Depois de duas horas de conversa, na melhor entrevista de minha vida, percebi que Maxwell, Hertz e Marconi estavam orgulhosos de terem participado dos primeiros momentos dessa revolução tecnológica, além de admirados de forma especial com o celular e a internet.
Marconi era o mais interessado nas projeções do crescimento do celular. No começo da conversa, ficou confuso com a montanha de siglas, sejam as de tecnologias digitais de telefonia móvel, como GSM (Global Standard Móbile), CDMA EV-DO (Code Division Multiplex Acces Enhanced Velocity-Data Only), Universal Móbile Telephone System (UMTS), sejam as de transmissões de altíssima velocidade ou High Speed Download Packetized Access (HSDPA), tecnologia que poderá permitir a recepção de imagens e dados no celular de terceira geração, à velocidade de até 20 megabits por segundo (Mbps).
E Marconi observa, profundamente admirado:
‘Mas, então, o mundo caminha para um total de 2 bilhões de celulares até o final deste ano? Isso significa que, em breve, a densidade mundial será de um celular para cada três habitantes. Em 2010, serão 3 bilhões de telefones móveis para uma população estimada de 6,8 bilhões de habitantes. E, em 2015, a rede celular global deverá ter 4 bilhões de aparelhos para uma população da ordem de 7,5 bilhões de habitantes. O que significará, mais de 50% de índice de penetração da telefonia sem fio. Pensar que, em 1920, eu precisava de uma montanha de equipamentos e dinheiro para levar ao ar a primeira emissora de rádio com recepção livre, aberta, no mundo – a radiodifusão. E, agora, num pequeno aparelho de bolso, os engenheiros instalam um transmissor e um receptor – chamado, na linguagem técnica, de transceptor – que abriga alguns milhões transistores e de outros microcomponentes eletrônicos.’
Explico aos três o que é e como funciona um disco rígido capaz de armazenar 10 mil músicas com qualidade digital de CD. Projeto na tela grande o conteúdo de um documentário que mostra a TV digital, com as principais aplicações de interatividade e com a qualidade impressionante das imagens de alta definição. Os três visitantes atalham quase ao mesmo tempo:
‘Mas já existe a TV digital?’
‘No Brasil ainda não. Por enquanto, só na Europa, nos Estados Unidos, no Japão e mais dois ou três países da Ásia.’
RÁDIO DIGITAL
Depois de um copo de suco de frutas e um cafezinho, os três tentam relaxar e conter a emoção das novidades. Querendo atualizar-se mais rapidamente, Maxwell não sabe se conversa ou lê algumas publicações que tenho no escritório. Apanha um exemplar de The Economist, de 9 de junho de 2005 e se encanta ao ler as previsões sobre o desenvolvimento a curto prazo do rádio digital de alcance mundial, descrito num artigo da famosa publicação. Resumo-lhe o assunto para ganhar tempo.

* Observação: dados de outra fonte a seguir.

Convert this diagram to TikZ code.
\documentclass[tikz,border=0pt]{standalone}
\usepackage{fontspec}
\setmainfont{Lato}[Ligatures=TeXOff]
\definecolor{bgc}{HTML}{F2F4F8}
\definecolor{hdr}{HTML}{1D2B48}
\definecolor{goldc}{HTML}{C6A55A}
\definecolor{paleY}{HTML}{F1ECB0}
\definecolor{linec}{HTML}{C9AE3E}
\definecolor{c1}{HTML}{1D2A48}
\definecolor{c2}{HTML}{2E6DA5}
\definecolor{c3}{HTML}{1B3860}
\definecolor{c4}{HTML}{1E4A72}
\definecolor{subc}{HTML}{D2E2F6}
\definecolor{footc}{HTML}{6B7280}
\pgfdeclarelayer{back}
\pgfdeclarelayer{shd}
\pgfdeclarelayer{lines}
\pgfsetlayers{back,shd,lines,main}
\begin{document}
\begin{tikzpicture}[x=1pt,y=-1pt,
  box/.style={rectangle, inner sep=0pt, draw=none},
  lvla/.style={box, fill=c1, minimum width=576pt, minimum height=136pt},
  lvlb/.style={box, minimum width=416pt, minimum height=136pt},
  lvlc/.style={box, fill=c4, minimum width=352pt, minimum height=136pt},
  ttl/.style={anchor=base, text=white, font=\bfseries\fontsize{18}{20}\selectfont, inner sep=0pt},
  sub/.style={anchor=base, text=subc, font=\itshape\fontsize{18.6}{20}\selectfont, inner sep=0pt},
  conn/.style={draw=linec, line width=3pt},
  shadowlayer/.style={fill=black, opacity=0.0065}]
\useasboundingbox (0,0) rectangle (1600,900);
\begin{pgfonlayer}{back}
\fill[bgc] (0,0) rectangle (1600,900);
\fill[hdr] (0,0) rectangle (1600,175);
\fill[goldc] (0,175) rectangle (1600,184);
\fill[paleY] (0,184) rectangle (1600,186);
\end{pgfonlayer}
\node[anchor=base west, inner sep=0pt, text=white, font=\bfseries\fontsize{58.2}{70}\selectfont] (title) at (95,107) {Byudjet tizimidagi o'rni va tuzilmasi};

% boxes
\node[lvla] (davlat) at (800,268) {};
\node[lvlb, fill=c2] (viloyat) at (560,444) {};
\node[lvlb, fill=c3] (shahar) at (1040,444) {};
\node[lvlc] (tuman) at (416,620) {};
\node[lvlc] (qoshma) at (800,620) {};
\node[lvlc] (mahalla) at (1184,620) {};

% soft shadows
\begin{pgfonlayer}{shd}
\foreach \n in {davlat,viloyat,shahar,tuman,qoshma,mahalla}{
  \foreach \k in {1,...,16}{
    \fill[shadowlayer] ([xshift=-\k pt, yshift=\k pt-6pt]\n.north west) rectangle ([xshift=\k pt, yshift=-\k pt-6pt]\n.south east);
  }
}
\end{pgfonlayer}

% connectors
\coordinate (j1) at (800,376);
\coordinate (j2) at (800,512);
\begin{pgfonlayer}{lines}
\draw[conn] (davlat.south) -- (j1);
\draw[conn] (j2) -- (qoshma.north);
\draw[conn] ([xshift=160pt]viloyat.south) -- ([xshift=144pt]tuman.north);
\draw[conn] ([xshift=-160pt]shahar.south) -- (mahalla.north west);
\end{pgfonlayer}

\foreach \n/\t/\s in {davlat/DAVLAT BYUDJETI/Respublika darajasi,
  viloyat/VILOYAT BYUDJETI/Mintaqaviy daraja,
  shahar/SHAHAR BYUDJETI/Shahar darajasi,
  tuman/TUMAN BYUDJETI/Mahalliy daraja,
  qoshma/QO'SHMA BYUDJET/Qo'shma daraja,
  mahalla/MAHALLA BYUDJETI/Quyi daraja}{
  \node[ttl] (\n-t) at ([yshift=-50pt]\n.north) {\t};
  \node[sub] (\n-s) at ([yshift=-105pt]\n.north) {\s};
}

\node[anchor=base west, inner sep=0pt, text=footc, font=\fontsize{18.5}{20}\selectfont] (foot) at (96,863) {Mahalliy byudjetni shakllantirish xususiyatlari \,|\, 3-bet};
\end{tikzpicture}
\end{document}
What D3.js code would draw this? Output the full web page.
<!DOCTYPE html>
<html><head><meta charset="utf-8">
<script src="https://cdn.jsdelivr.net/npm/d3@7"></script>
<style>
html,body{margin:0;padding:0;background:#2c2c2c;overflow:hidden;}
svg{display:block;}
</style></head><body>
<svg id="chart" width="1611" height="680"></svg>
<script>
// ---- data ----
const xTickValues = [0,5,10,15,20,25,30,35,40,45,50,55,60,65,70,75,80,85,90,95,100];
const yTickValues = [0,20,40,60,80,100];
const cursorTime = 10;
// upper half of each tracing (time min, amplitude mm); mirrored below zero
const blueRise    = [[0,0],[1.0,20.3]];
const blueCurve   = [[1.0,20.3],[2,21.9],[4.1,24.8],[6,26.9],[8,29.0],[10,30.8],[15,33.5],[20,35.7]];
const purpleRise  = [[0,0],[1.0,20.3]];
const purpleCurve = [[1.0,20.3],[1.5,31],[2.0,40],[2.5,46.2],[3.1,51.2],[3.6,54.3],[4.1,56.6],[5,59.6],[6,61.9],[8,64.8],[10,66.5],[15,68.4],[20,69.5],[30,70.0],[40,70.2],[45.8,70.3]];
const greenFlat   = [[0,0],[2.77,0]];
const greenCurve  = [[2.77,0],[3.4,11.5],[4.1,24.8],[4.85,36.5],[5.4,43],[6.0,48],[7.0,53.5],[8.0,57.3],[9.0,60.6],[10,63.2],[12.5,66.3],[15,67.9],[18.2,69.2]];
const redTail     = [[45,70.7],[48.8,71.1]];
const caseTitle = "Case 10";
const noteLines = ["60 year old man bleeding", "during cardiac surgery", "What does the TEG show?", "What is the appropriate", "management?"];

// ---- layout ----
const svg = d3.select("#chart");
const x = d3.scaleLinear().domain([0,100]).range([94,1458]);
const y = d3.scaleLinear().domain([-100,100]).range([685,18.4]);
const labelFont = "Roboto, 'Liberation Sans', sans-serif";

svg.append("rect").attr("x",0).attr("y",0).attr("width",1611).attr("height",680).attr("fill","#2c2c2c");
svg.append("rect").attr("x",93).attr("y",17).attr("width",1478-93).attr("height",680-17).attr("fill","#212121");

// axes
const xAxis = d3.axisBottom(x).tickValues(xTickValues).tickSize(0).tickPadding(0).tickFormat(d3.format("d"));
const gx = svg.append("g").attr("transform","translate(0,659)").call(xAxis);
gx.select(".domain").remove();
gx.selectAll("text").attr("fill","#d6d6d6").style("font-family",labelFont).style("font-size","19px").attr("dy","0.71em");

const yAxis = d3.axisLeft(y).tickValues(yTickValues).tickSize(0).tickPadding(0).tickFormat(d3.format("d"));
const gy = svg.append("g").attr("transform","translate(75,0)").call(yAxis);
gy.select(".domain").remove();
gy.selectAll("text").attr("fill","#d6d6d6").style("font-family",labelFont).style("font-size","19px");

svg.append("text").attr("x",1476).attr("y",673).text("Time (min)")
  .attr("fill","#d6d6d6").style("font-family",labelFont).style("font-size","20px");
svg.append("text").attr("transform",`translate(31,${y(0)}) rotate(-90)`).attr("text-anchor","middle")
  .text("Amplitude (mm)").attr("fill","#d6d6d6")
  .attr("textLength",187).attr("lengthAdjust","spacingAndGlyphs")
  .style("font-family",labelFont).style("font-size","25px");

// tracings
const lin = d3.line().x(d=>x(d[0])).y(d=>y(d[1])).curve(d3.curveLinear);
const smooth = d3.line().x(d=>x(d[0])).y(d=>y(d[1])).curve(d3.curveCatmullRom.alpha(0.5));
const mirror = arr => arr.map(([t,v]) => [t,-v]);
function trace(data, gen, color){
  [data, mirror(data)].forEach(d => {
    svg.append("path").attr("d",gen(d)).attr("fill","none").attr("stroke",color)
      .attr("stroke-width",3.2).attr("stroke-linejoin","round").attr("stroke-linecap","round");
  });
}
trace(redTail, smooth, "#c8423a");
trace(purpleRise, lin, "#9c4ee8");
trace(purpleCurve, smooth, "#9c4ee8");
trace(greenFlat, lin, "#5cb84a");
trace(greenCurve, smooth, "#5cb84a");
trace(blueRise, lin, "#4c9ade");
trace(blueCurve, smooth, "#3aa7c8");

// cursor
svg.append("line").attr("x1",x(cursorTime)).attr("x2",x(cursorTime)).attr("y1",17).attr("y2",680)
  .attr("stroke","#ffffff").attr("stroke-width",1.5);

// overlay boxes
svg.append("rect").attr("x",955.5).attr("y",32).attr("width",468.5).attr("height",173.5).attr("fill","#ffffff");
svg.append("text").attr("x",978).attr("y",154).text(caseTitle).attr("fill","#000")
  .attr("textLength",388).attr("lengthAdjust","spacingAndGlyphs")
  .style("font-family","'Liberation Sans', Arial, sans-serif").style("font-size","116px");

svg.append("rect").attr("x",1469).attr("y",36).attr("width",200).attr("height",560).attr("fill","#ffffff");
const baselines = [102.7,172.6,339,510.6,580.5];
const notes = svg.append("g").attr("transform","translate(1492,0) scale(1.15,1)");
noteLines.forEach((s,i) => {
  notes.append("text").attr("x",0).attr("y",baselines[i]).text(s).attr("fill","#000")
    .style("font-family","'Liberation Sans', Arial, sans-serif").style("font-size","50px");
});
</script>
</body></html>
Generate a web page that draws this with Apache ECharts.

‘Vejam isso, cavalheiros. Todas as formas de comunicação se tornam digitais, isto é, baseadas num código binário, semelhante ao que foi o código Morse, usado em telegrafia no tempo de vocês três. Agora, em lugar de pontos e traços, temos dois dígitos: zero (0) e um (1). Pois esse artigo do Economist mostra dois caminhos do rádio digital no mundo. O primeiro deles é o americano, com o rádio digital por assinatura (com os sistemas XM e Sirius) via satélite. O segundo é o europeu, conhecido como Radiodifusão Digital de Áudio ou Digital Audio Broadcasting (DAB), que começa a se popularizar com os novos receptores híbridos, FM e XM.’
Esse projeto começa a se expandir em escala mundial, passando inicialmente da Europa para o Canadá e a Ásia. Lançado neste mês na Grã-Bretanha, um sistema de rádio digital via satélite distribui programas para os primeiros 4 milhões de receptores que dispõem de um sistema de gravação semelhante aos PVR (personal vídeo recorders). Em 2008, deverão ser 8 milhões.
O que o rádio digital oferece, acima de tudo, é melhor qualidade de som, mais estabilidade e menos interferência. O modelo comercial do rádio por assinatura via satélite, com mais de uma centena de canais ou programas, bem diversificados, pode ser um caminho.
Conto aos três visitantes que cruzei há poucos meses os Estados Unidos, de costa a costa, de carro, com um rádio digital a bordo, ouvindo todo tipo de noticiário, informações sobre a situação das estradas, meteorologia, música clássica, jazz, bossa nova e tudo o mais.
A visita chega ao fim, com meu agradecimento:
‘Os senhores começaram tudo isso. Sem sua contribuição inicial, nada disso seria possível. Obrigado, em nome de todos os habitantes do planeta.’